▶ What is needed
Print, word for word, the opening line of the data below and every line after it through the line that contains "fig = plt.figure(figsize=(12, 6.75), dpi=100, facecolor=BG)", but not the pictures.

▶ Data excerpt
==============================

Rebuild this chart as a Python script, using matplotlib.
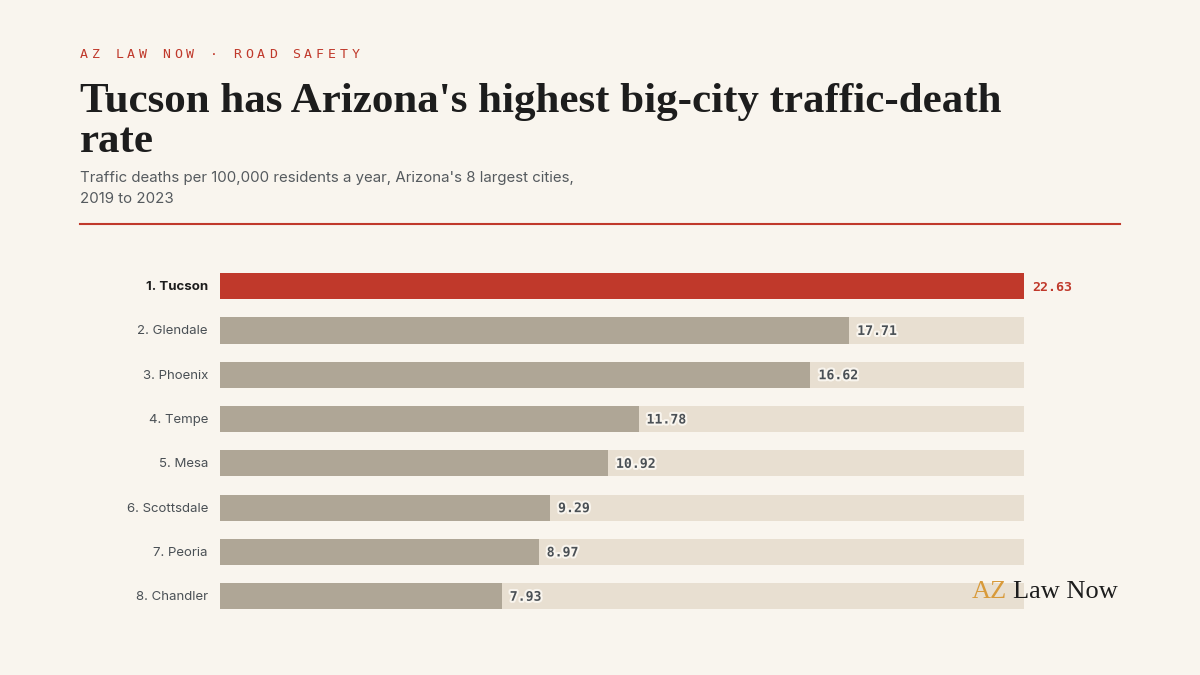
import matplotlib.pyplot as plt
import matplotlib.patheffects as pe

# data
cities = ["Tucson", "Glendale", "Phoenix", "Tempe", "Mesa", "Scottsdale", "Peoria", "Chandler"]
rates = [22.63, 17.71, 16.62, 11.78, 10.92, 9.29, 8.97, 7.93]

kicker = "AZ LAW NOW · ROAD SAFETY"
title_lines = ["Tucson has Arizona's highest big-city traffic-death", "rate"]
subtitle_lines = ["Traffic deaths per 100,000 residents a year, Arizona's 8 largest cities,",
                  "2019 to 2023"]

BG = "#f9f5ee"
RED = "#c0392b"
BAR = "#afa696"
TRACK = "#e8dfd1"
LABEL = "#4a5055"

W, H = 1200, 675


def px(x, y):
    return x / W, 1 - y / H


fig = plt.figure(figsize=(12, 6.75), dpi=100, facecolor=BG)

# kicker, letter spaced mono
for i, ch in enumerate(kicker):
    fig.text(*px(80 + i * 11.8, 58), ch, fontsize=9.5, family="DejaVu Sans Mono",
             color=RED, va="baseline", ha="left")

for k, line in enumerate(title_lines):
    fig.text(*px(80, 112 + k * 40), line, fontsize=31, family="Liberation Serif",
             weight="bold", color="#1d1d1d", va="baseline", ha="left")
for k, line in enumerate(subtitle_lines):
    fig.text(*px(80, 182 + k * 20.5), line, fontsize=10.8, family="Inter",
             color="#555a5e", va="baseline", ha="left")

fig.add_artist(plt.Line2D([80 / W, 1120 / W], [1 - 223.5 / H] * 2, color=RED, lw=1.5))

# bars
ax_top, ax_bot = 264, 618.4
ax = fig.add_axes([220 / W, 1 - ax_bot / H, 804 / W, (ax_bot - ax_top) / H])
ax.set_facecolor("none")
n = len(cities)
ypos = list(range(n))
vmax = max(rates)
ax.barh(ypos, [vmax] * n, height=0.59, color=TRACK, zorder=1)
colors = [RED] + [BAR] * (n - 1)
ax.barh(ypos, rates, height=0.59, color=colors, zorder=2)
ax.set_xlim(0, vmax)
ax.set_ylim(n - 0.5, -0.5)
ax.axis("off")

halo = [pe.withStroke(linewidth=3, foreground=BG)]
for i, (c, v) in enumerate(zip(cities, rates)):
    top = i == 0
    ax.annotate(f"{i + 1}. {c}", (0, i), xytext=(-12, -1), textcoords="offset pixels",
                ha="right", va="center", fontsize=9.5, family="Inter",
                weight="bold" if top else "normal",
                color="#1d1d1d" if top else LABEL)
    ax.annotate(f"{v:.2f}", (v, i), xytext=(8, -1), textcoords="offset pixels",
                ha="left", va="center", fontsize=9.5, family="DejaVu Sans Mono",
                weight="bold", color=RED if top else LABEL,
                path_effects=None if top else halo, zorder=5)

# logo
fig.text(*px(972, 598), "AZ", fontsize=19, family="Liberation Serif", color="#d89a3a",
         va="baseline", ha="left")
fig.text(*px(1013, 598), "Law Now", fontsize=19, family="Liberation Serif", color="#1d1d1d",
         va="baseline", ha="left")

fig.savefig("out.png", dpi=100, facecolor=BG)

==============================

▶ Complete response
Rebuild this chart as a Python script, using matplotlib.
import matplotlib.pyplot as plt
import matplotlib.patheffects as pe

# data
cities = ["Tucson", "Glendale", "Phoenix", "Tempe", "Mesa", "Scottsdale", "Peoria", "Chandler"]
rates = [22.63, 17.71, 16.62, 11.78, 10.92, 9.29, 8.97, 7.93]

kicker = "AZ LAW NOW · ROAD SAFETY"
title_lines = ["Tucson has Arizona's highest big-city traffic-death", "rate"]
subtitle_lines = ["Traffic deaths per 100,000 residents a year, Arizona's 8 largest cities,",
                  "2019 to 2023"]

BG = "#f9f5ee"
RED = "#c0392b"
BAR = "#afa696"
TRACK = "#e8dfd1"
LABEL = "#4a5055"

W, H = 1200, 675


def px(x, y):
    return x / W, 1 - y / H


fig = plt.figure(figsize=(12, 6.75), dpi=100, facecolor=BG)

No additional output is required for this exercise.